Blum hätte umdrehen, sie hätte auf ihr Motorrad steigen und wieder zurück zu ihren Kindern fahren können, sie hätte einfach die Augen zumachen und es vergessen können. Alles wäre anders gekommen, sie wäre nie in den Schwarzwald gefahren, sie hätte nie gespürt, wie sich eine Zunge anfühlt, die stirbt. Ein Körper, der nicht mehr aufstehen kann. Nichts davon.
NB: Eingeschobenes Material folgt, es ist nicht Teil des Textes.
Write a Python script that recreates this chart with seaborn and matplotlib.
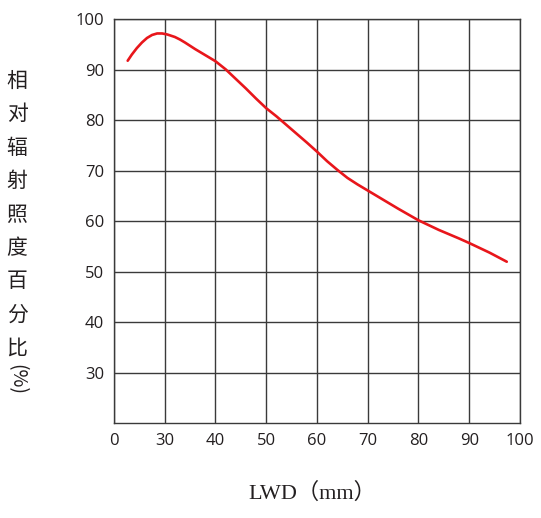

Blum hatte sich bei dem jungen Mann bedankt, ihm fünfzig Euro in die Hand gedrückt, dann war sie gegangen. Weg von Kuhns Monstern, durch die Naturhistorische Sammlung, vorbei an Mammutknochen und Fossilien, hinaus in das sommerliche Wien. Durch den Park zum Palmenhaus, sie wollte den Albtraum einen Augenblick lang ausblenden, sie wollte kurz darüber nachdenken, was passiert war. Was sie tun sollte, was es bedeutete. Seit sie das Foto gesehen hatte am Strand, fragte sie sich, ob sie vielleicht in Gefahr war, ob es etwas mit dem zu tun hatte, was sie vor der Welt verbarg, mit dem, was sie getan hatte. Blum hatte sich die verrücktesten Szenarien ausgemalt, alle anderen Erklärungen als die, dass es sich um ihre Zwillingsschwester handelte, hatten sie in Panik versetzt. Der Gedanke, dass es eine Drohung war, eine Puppe aus Plastik, die man ausgestellt hatte, um ihr zu sagen, dass sie ihre Strafe noch bekommen würde. Absurde Gedanken, die vom Tisch gewischt wurden, als Blum gesehen hatte, was da hinter dem Glas war. Niemand wusste, was vor zwei Jahren passiert war, Blums Leben war nicht in Gefahr, sie war überzeugt davon, als sie sich in einen Liegestuhl setzte und Weißwein bestellte. Angst fiel von ihr ab, Erleichterung mischte sich mit der Trauer, die sie empfand. Blum trank einen langen Schluck und machte die Augen zu. Sie haderte, zögerte, wollte die Entscheidung, was sie tun sollte, hinauszögern. Abwägen, was vernünftig war, was notwendig.